--- Start Record extracts ---
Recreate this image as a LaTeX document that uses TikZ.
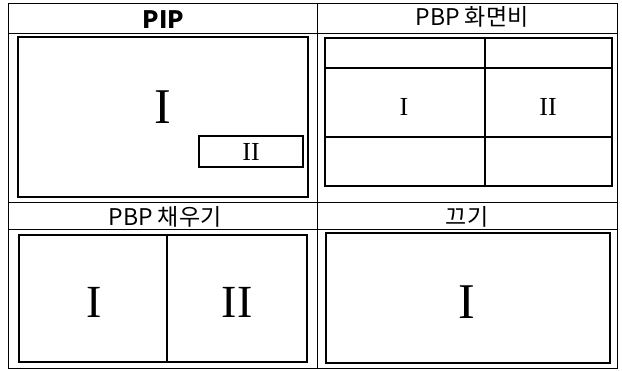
\documentclass[tikz,border=0pt]{standalone}
\usepackage{fontspec}
\newfontfamily\krfont{Noto Sans CJK KR}
\newfontfamily\romfont{Liberation Serif}
\begin{document}
\begin{tikzpicture}[x=1pt, y=-1pt, line join=miter,
	grid/.style={line width=1pt},
	frame/.style={line width=1.6pt},
	head/.style={font=\krfont\fontsize{23}{25}\selectfont, inner sep=0pt, anchor=base},
	big/.style={font=\romfont\fontsize{50}{50}\selectfont, inner sep=0pt},
	mid/.style={font=\romfont\fontsize{46}{46}\selectfont, inner sep=0pt},
	small/.style={font=\romfont\fontsize{26}{26}\selectfont, inner sep=0pt}]
	\def\xl{8}
	\def\xm{317}
	\def\xr{617}
	\useasboundingbox (0,0) rectangle (622,370);
	% table
	\draw[grid] (\xl,3) rectangle (\xr,368);
	\draw[grid] (\xm,3) -- (\xm,368);
	\draw[grid] (\xl,33) -- (\xr,33) (\xl,202) -- (\xr,202) (\xl,229) -- (\xr,229);
	% headers
	\node[head, font=\krfont\bfseries\fontsize{24}{26}\selectfont] (pip) at (163.5,28) {PIP};
	\node[head] (ratio) at (472,25.5) {PBP 화면비};
	\node[head] (fill) at (165,225.5) {PBP 채우기};
	\node[head] (off) at (467,225.5) {끄기};
	% PIP
	\draw[frame] (18,37) rectangle (308,197);
	\node[big] (pipmain) at (163,107) {I};
	\draw[frame] (199,136) rectangle (303,167);
	\node[small] (pipsub) at (251,152) {II};
	% PBP ratio
	\draw[frame] (325,38) rectangle (612,186);
	\draw[line width=1.2pt] (325,68) -- (612,68) (325,137) -- (612,137) (485,38) -- (485,186);
	\node[small] (ratioa) at (404,107) {I};
	\node[small] (ratiob) at (548,107) {II};
	% PBP fill
	\draw[frame] (19,235) rectangle (307,362);
	\draw[line width=1.2pt] (167,235) -- (167,362);
	\node[mid] (filla) at (94,302) {I};
	\node[mid] (fillb) at (237,302) {II};
	% off
	\draw[frame] (326,233) rectangle (610,363);
	\node[big] (offmain) at (467,302) {I};
\end{tikzpicture}
\end{document}
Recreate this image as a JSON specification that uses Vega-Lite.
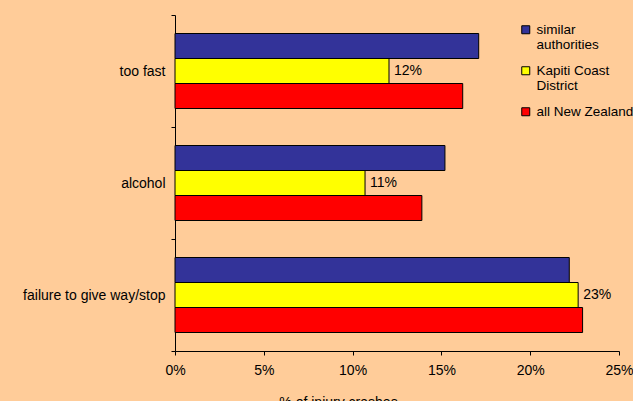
--- End Record extracts ---
● **Given exercise**
Every line is to be duplicated exactly, though pictures stay out.

● **Exercise response**
Recreate this image as a LaTeX document that uses TikZ.
\documentclass[tikz,border=0pt]{standalone}
\usepackage{fontspec}
\newfontfamily\krfont{Noto Sans CJK KR}
\newfontfamily\romfont{Liberation Serif}
\begin{document}
\begin{tikzpicture}[x=1pt, y=-1pt, line join=miter,
	grid/.style={line width=1pt},
	frame/.style={line width=1.6pt},
	head/.style={font=\krfont\fontsize{23}{25}\selectfont, inner sep=0pt, anchor=base},
	big/.style={font=\romfont\fontsize{50}{50}\selectfont, inner sep=0pt},
	mid/.style={font=\romfont\fontsize{46}{46}\selectfont, inner sep=0pt},
	small/.style={font=\romfont\fontsize{26}{26}\selectfont, inner sep=0pt}]
	\def\xl{8}
	\def\xm{317}
	\def\xr{617}
	\useasboundingbox (0,0) rectangle (622,370);
	% table
	\draw[grid] (\xl,3) rectangle (\xr,368);
	\draw[grid] (\xm,3) -- (\xm,368);
	\draw[grid] (\xl,33) -- (\xr,33) (\xl,202) -- (\xr,202) (\xl,229) -- (\xr,229);
	% headers
	\node[head, font=\krfont\bfseries\fontsize{24}{26}\selectfont] (pip) at (163.5,28) {PIP};
	\node[head] (ratio) at (472,25.5) {PBP 화면비};
	\node[head] (fill) at (165,225.5) {PBP 채우기};
	\node[head] (off) at (467,225.5) {끄기};
	% PIP
	\draw[frame] (18,37) rectangle (308,197);
	\node[big] (pipmain) at (163,107) {I};
	\draw[frame] (199,136) rectangle (303,167);
	\node[small] (pipsub) at (251,152) {II};
	% PBP ratio
	\draw[frame] (325,38) rectangle (612,186);
	\draw[line width=1.2pt] (325,68) -- (612,68) (325,137) -- (612,137) (485,38) -- (485,186);
	\node[small] (ratioa) at (404,107) {I};
	\node[small] (ratiob) at (548,107) {II};
	% PBP fill
	\draw[frame] (19,235) rectangle (307,362);
	\draw[line width=1.2pt] (167,235) -- (167,362);
	\node[mid] (filla) at (94,302) {I};
	\node[mid] (fillb) at (237,302) {II};
	% off
	\draw[frame] (326,233) rectangle (610,363);
	\node[big] (offmain) at (467,302) {I};
\end{tikzpicture}
\end{document}
Recreate this image as a JSON specification that uses Vega-Lite.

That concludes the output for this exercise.